概览
What is Nest Llm Aigent?
Nest Llm Aigent is a forwarding/proxy solution that wraps multiple MCP (Model Context Protocol) servers into a unified HTTP service for large language models. Designed for developers integrating MCP capabilities into existing web services (e.g., NestJS), it acts as an AI agent that centralizes configuration and exposes standardized RESTful endpoints.
How to use Nest Llm Aigent?
Install MCP servers as private NPM packages and configure them in an mcp.config.json file. The running service exposes POST endpoints at paths like /api/mcp/tools, /api/mcp/tools/call, and /api/mcp/agent for HTTP-based access to tools, resources, and LLM invocation.

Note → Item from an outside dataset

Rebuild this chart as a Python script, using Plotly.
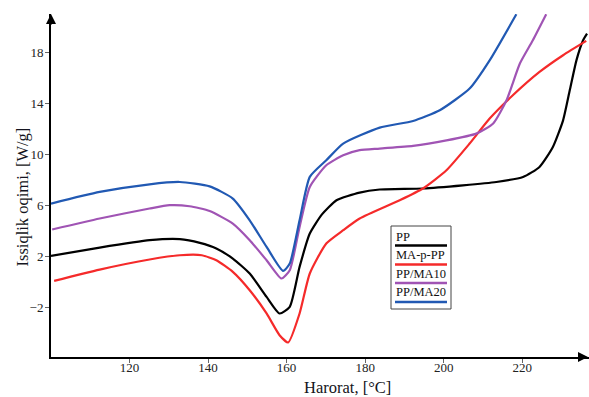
import plotly.graph_objects as go

# ---- data ----
pp_x = [100, 112.4, 125.1, 132.8, 137.9, 142.1, 146.3, 150.6, 154.9, 158.2, 160.8, 163.3,
        165.9, 169.0, 172.7, 178.6, 183.7, 194.7, 204.9, 213.4, 220.2, 224.4, 227.8, 230.4,
        232.1, 233.8, 235.5, 236.5]
pp_y = [2.05, 2.7, 3.28, 3.36, 3.07, 2.63, 1.84, 0.67, -1.16, -2.46, -1.94, 1.19,
        3.8, 5.3, 6.41, 7.01, 7.25, 7.33, 7.58, 7.84, 8.23, 9.02, 10.58, 12.67,
        15.02, 17.37, 18.94, 19.46]

mapp_x = [100.8, 112.4, 125.1, 132.8, 138.4, 142.1, 146.3, 150.6, 154.9, 158.2, 160.4, 163.3,
          165.9, 170.1, 174.4, 178.6, 188.8, 194.7, 200.7, 206.6, 211.7, 217.6, 224.4, 230.4, 236.3]
mapp_y = [0.09, 0.98, 1.77, 2.1, 2.1, 1.71, 0.8, -0.64, -2.46, -4.16, -4.73, -2.46,
          0.67, 3.02, 4.06, 4.98, 6.41, 7.33, 8.76, 10.85, 12.81, 14.63, 16.46, 17.77, 18.89]

ma10_x = [100.3, 112.4, 125.1, 130.2, 135.3, 140.4, 146.3, 150.6, 154.9, 158.7, 160.8,
          163.3, 165.9, 170.1, 174.4, 178.6, 183.7, 192.2, 200.7, 208.3, 212.6, 216, 219.4,
          222.7, 226.1]
ma10_y = [4.12, 4.98, 5.76, 6.02, 5.94, 5.57, 4.58, 3.28, 1.71, 0.28, 0.93,
          4.32, 7.45, 9.15, 9.93, 10.33, 10.46, 10.67, 11.1, 11.63, 12.42, 14.24, 17.12,
          18.94, 20.98]

ma20_x = [100, 112.4, 125.1, 132.8, 140.4, 146.3, 150.6, 154.9, 159.1, 160.8, 163.3,
          165.9, 170.1, 174.4, 183.7, 192.2, 199, 206.6, 211.7, 218.5]
ma20_y = [6.15, 7.06, 7.66, 7.84, 7.5, 6.54, 4.84, 2.75, 0.87, 1.45, 4.84,
          8.24, 9.54, 10.85, 12.1, 12.62, 13.46, 15.16, 17.37, 20.98]

names = ["PP", "MA-p-PP", "PP/MA10", "PP/MA20"]
colors = ["#000000", "#f52a2a", "#a054b4", "#2159b3"]
series = [(pp_x, pp_y), (mapp_x, mapp_y), (ma10_x, ma10_y), (ma20_x, ma20_y)]

x_ticks = [120, 140, 160, 180, 200, 220]
y_ticks = [-2, 2, 6, 10, 14, 18]
x_range = [100, 237]
y_range = [-5.87, 21]

FONT = "Liberation Serif, Times New Roman, DejaVu Serif, serif"

fig = go.Figure()
for (xs, ys), nm, c in zip(series, names, colors):
    fig.add_trace(go.Scatter(x=xs, y=ys, mode="lines", name=nm,
                             line=dict(color=c, width=2.2, shape="spline", smoothing=0.55),
                             showlegend=False))

W, H = 589, 397
ml, mr, mt, mb = 51, 0, 14, 40
pw, ph = W - ml - mr, H - mt - mb


def px2paper(px, py):
    return (px - ml) / pw, (H - mb - py) / ph


shapes = []
annotations = []

# custom legend box
bx0, by0 = px2paper(391, 309)
bx1, by1 = px2paper(451, 226)
shapes.append(dict(type="rect", xref="paper", yref="paper", x0=bx0, y0=by0, x1=bx1, y1=by1,
                   line=dict(color="#444444", width=1), fillcolor="white", layer="above"))
text_py = [236.5, 254.5, 273.5, 292]
line_py = [245.5, 264.5, 283, 302]
for nm, c, tpy, lpy in zip(names, colors, text_py, line_py):
    tx, ty = px2paper(394, tpy)
    annotations.append(dict(text=nm, xref="paper", yref="paper", x=tx, y=ty, xanchor="left",
                            yanchor="middle", showarrow=False,
                            font=dict(family=FONT, size=12.5, color="#111111")))
    lx0, ly = px2paper(395, lpy)
    lx1, _ = px2paper(447, lpy)
    shapes.append(dict(type="line", xref="paper", yref="paper", x0=lx0, x1=lx1, y0=ly, y1=ly,
                       line=dict(color=c, width=2.5), layer="above"))

# axis titles
tx, ty = px2paper(21.5, 197)
annotations.append(dict(text="Issiqlik oqimi, [W/g]", xref="paper", yref="paper", x=tx, y=ty,
                        textangle=-90, showarrow=False, xanchor="center", yanchor="middle",
                        font=dict(family=FONT, size=16.5, color="#141420")))
tx, ty = px2paper(347, 387)
annotations.append(dict(text="Harorat, [°C]", xref="paper", yref="paper", x=tx, y=ty,
                        showarrow=False, xanchor="center", yanchor="middle",
                        font=dict(family=FONT, size=16.5, color="#141420")))

# axis arrows
annotations.append(dict(x=1, y=0, xref="paper", yref="paper", ax=-12, ay=0, text="",
                        showarrow=True, arrowhead=2, arrowsize=1, arrowwidth=2, arrowcolor="black"))
annotations.append(dict(x=0, y=1, xref="paper", yref="paper", ax=0, ay=12, text="",
                        showarrow=True, arrowhead=2, arrowsize=1, arrowwidth=2, arrowcolor="black"))

fig.update_layout(
    width=W, height=H,
    margin=dict(l=ml, r=mr, t=mt, b=mb),
    paper_bgcolor="white", plot_bgcolor="white",
    shapes=shapes, annotations=annotations,
    showlegend=False,
    font=dict(family=FONT, size=13, color="#222222"),
)
fig.update_xaxes(range=x_range, tickvals=x_ticks, showgrid=False, zeroline=False,
                 showline=True, linecolor="black", linewidth=2,
                 ticks="outside", ticklen=4, tickcolor="#666666", tickwidth=1,
                 ticklabelstandoff=-7,
                 tickfont=dict(family=FONT, size=13, color="#222222"))
fig.update_yaxes(range=y_range, tickvals=y_ticks, showgrid=False, zeroline=False,
                 showline=True, linecolor="black", linewidth=2,
                 ticks="outside", ticklen=4, tickcolor="#666666", tickwidth=1,
                 ticklabelstandoff=-1,
                 tickfont=dict(family=FONT, size=13, color="#222222"))

fig.write_html("out.html")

Key features of Nest Llm Aigent
- Acts as an AI agent aggregating multiple MCP servers
- Exposes standardized HTTP RESTful API endpoints
- Supports nearly all large language models
- MCP servers deployed as private NPM packages
- Centralized configuration via
mcp.config.json - Returns OpenAI-compatible function call definitions
Use cases of Nest Llm Aigent
- Integrate MCP tools into existing NestJS web services
- Centrally manage and version control multiple MCP servers
- Provide HTTP-based LLM access to non-MCP applications
- Unify tool, resource, and prompt retrieval in one service
FAQ from Nest Llm Aigent
What transport protocol does Nest Llm Aigent use for MCP servers?
Currently only stdio transport is implemented; SSE server support is planned for future versions.
How are MCP servers deployed and configured?
MCP servers are packaged as private NPM packages, installed via npm install, and configured in a mcp.config.json file defining server path, arguments, and name.
What endpoints does Nest Llm Aigent expose?
POST endpoints at /api/mcp/tools, /api/mcp/functools, /api/mcp/tools/call, /api/mcp/resources, /api/mcp/prompts, /api/mcp/all, and /api/mcp/agent.
Does Nest Llm Aigent support all large language models?
Yes, the project aims to support nearly all large model invocations through its HTTP API.
Where does tool execution happen?
Nest Llm Aigent is a forwarding layer; actual tool execution occurs in the connected MCP servers, which it bridges to HTTP requests.